Kleine Anfrage 3490des Abgeordneten Sven W. Tritschler vom 20.04.2020

 

Gefährliche Orte: Warum missachtet die Landesregierung das Urteil des Verfassungsgerichtshofs vom 28. Januar 2020?

Im Rahmen der Großen Anfrage 2 (Drs. 17/1363) fragte ich am 29. November 2017 mit sechs weiteren Kollegen die Landesregierung nach gefährlichen und verrufenen Orten im Sinne des § 12 des Polizeigesetzes des Landes Nordrhein-Westfalen.

Die Landesregierung beantwortete die Anfrage am 2. Mai 2018 (Drs. 17/2517), deutlich nach Ablauf der üblichen Beantwortungsfrist von drei Monaten. Dabei verweigerte sie die unter Ziffer B.I.7 begehrte Aufschlüsselung der genauen Orte und der betroffenen Straßen und Plätze. Zur Begründung führte sie u.a. an:

„Durch die Anonymisierung wird eine Stigmatisierung der Örtlichkeiten verhindert. (…)

Alleine aufgrund der Begrifflichkeit kann es insbesondere in der Öffentlichkeit zu Fehlinterpretationen kommen, wodurch das Sicherheitsgefühl der Bevölkerung negativ beeinflusst werden könnte“.

Mit Schreiben vom 12. Juni 2018 beanstanden die Fragesteller gegenüber der Landesregierung diese unzureichende Beantwortung der Frage und mahnten unter Fristsetzung bis Ende Juli 2018 eine vollständige Beantwortung an.

Der Minister des Innern reagierte – abermals verspätet – mit Schreiben vom 20. August 2018 und teilte mit, dass er nicht vorhabe, die Frage in der gewünschten Form zu beantworten. Stattdessen bot er an, die Mitglieder des Innenausschusses „in vertraulicher Sitzung“ über die genauen Örtlichkeiten zu unterrichten. Das war für die Fragesteller schon deshalb nicht akzeptabel, weil sechs von ihnen dem Innenausschuss nicht angehören oder -gehörten.

Der weitere Schriftverkehr führte nicht zur Einigung, weshalb die Fragesteller am 31. Oktober 2018 ein Organstreitverfahren beim Verfassungsgerichtshof in Münster einleiteten.
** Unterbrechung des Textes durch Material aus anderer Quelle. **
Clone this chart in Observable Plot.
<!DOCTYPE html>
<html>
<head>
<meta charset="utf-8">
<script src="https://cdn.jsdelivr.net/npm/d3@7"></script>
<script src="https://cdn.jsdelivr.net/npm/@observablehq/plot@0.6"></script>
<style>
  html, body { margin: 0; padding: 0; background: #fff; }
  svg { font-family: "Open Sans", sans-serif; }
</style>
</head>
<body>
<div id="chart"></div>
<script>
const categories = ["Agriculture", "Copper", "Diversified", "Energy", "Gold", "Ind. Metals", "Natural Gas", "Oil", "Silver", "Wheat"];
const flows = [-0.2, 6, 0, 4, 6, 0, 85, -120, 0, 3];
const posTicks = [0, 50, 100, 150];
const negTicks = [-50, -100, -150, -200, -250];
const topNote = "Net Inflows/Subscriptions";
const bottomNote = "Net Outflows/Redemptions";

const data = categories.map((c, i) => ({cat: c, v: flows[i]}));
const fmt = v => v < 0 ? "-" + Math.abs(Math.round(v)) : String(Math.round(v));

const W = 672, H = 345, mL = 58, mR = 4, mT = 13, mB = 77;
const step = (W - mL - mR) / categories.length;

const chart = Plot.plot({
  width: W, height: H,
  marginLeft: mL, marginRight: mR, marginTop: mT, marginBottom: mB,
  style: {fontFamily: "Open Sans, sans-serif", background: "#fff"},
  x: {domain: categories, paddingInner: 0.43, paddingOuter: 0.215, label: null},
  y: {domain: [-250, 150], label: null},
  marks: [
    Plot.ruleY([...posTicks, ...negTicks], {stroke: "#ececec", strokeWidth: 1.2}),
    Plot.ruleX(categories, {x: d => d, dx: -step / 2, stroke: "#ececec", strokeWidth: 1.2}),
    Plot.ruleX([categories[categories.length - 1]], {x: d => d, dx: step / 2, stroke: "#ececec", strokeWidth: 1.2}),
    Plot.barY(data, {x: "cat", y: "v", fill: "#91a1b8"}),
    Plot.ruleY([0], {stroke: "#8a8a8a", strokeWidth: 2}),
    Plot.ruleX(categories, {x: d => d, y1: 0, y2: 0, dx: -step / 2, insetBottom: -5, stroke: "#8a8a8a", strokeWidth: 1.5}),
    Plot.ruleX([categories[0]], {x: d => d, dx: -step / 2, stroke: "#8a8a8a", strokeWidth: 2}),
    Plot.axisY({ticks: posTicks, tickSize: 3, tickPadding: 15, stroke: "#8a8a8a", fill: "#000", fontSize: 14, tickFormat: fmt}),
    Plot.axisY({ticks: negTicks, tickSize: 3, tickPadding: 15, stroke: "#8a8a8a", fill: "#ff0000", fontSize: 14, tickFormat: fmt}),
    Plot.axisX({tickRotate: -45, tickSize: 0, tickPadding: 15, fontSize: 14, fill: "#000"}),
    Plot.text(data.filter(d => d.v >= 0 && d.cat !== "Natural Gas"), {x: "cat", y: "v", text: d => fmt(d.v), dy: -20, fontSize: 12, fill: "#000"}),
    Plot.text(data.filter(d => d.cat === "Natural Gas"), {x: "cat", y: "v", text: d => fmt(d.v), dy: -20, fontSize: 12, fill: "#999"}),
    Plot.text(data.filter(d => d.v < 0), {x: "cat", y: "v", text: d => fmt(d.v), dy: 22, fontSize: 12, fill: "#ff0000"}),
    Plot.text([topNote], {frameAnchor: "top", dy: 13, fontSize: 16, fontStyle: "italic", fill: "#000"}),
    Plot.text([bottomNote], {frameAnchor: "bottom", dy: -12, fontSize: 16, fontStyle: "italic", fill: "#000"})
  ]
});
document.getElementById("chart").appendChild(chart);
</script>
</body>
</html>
Noch bevor das Verfassungsgericht die Streitparteien am 28. Januar 2020 – nach längeren Schriftwechseln – zur mündlichen Verhandlung vorlud, sandte der Minister am 20. Januar 2020 ein Schreiben an das Gericht, das mit den Worten schloss:

„Ihnen [den Fragestellern] geht es ausschließlich um die Skandalisierung und um die Verhetzung polizeilicher Handlungen und Eingriffsgrundlagen.“

Noch am Tag der mündlichen Verhandlung urteilte der Verfassungsgerichtshof allerdings, dass die Landesregierung den Informationsanspruch der Fragesteller aus Art. 30 Abs. 2 und 3 der Landesverfassung verletzt habe.
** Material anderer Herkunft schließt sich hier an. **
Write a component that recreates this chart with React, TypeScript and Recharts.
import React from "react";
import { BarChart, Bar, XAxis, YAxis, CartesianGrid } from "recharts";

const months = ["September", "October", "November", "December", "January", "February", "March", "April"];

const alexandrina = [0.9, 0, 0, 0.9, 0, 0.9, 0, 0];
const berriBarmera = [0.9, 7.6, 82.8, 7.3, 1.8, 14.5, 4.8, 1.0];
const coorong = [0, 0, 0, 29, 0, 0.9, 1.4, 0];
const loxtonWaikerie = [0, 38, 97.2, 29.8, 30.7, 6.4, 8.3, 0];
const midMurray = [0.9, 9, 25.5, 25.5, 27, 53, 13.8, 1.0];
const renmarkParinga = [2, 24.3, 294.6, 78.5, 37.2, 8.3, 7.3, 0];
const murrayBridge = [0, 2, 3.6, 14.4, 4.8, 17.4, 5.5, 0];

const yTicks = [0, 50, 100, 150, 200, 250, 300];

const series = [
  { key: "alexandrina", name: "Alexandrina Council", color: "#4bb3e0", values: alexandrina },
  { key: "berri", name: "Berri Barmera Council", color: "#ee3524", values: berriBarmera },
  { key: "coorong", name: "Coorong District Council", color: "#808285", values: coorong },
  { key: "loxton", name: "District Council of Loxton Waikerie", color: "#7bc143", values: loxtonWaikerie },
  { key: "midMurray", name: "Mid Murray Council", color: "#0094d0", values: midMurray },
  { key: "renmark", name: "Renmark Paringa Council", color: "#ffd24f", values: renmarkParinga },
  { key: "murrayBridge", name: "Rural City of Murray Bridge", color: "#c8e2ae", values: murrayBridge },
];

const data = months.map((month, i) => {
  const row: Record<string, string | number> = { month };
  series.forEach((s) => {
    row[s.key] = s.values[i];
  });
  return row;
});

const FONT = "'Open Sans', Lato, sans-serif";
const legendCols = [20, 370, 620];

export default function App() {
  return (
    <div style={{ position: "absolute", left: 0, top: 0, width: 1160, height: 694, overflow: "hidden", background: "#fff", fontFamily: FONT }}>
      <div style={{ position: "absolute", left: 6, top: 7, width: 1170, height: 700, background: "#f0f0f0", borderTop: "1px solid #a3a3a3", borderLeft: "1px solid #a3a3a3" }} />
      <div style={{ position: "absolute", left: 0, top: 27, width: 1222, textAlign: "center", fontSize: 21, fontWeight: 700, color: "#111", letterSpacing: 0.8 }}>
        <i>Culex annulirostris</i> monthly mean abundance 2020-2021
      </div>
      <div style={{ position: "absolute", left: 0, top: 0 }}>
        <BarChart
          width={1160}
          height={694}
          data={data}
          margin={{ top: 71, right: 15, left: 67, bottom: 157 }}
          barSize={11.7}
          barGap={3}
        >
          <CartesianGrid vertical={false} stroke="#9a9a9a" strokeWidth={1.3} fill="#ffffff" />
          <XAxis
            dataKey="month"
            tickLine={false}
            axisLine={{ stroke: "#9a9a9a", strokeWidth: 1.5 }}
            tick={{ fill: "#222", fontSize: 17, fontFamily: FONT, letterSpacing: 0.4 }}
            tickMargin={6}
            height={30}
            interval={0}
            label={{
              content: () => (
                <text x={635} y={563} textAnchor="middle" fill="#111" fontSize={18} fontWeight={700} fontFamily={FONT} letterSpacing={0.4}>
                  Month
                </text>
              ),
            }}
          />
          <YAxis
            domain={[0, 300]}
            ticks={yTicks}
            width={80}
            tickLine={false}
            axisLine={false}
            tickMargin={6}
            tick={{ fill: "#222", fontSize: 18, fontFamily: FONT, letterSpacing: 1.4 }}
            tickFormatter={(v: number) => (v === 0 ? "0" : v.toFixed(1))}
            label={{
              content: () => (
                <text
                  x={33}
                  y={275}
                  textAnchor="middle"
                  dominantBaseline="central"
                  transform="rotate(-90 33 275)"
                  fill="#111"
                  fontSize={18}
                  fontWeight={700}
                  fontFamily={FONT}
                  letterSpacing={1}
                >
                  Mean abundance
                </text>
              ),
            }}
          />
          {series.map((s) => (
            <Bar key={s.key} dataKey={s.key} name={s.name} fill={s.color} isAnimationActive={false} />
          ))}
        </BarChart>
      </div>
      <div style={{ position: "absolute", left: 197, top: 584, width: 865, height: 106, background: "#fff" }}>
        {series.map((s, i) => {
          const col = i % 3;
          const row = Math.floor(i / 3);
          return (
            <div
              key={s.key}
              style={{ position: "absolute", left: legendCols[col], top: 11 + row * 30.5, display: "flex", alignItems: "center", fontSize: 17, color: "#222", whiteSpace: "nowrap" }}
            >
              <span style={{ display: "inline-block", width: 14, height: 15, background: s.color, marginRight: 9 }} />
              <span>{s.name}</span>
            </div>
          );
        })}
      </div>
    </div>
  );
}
In ihrer mündlichen Urteilsbegründung führte die Präsidentin des Verfassungsgerichtshofs Dr. Ricarda Brandts aus, dass die Landesregierung die begehrte Auskunft mit den angeführten Erwägungen für eine Anonymisierung nicht in pauschaler Weise hätte verweigern dürfen. Zwar gehörten die Funktions- und Arbeitsfähigkeit der Polizei zu den Belangen des Staatswohls, die grundsätzlich eine Geheimhaltung der einzelnen Orte rechtfertigen könnten.

Die Landesregierung wäre jedoch verpflichtet gewesen, die Geheimhaltungsbedürftigkeit für jeden der in Rede stehenden Orte zu prüfen und mit der Bedeutung, die dem verfassungsrechtlich gewährleisteten Informationsanspruch der Antragssteller für eine effektive Kontrolle der Landesregierung zukomme, sorgfältig abzuwägen. Soweit im Einzelfall hinreichend gewichtige Geheimhaltungsinteressen bestünden, müsse die Landesregierung zudem eine Unterrichtung der Antragsteller in nichtöffentlicher, vertraulicher oder geheimer Form in Betracht ziehen. Dabei müsse sie die Gründe für ein solches Vorgehen in einer für die Antragsteller nachvollziehbaren Weise darlegen. Auch eine für den Fall des Bekanntwerdens befürchtete Stigmatisierung der Orte bzw. der betroffenen Anwohner oder eine Beeinträchtigung des Sicherheitsgefühls der Bevölkerung rechtfertigten die Geheimhaltung unter den gegebenen Umständen nicht.

Das Urteil wurde am 6. Februar 2020 ausgefertigt und den Parteien zugestellt. Auf Bitten der Landesregierung, die den Eindruck erweckte, sie müsse die Antwort noch vorbereiten, verzichtete die AfD-Fraktion auf eine Beratung der Großen Anfrage im Rahmen der Plenartagung des Landtags im Februar 2020 und stimmte einer Verschiebung auf den 12. März 2020 zu.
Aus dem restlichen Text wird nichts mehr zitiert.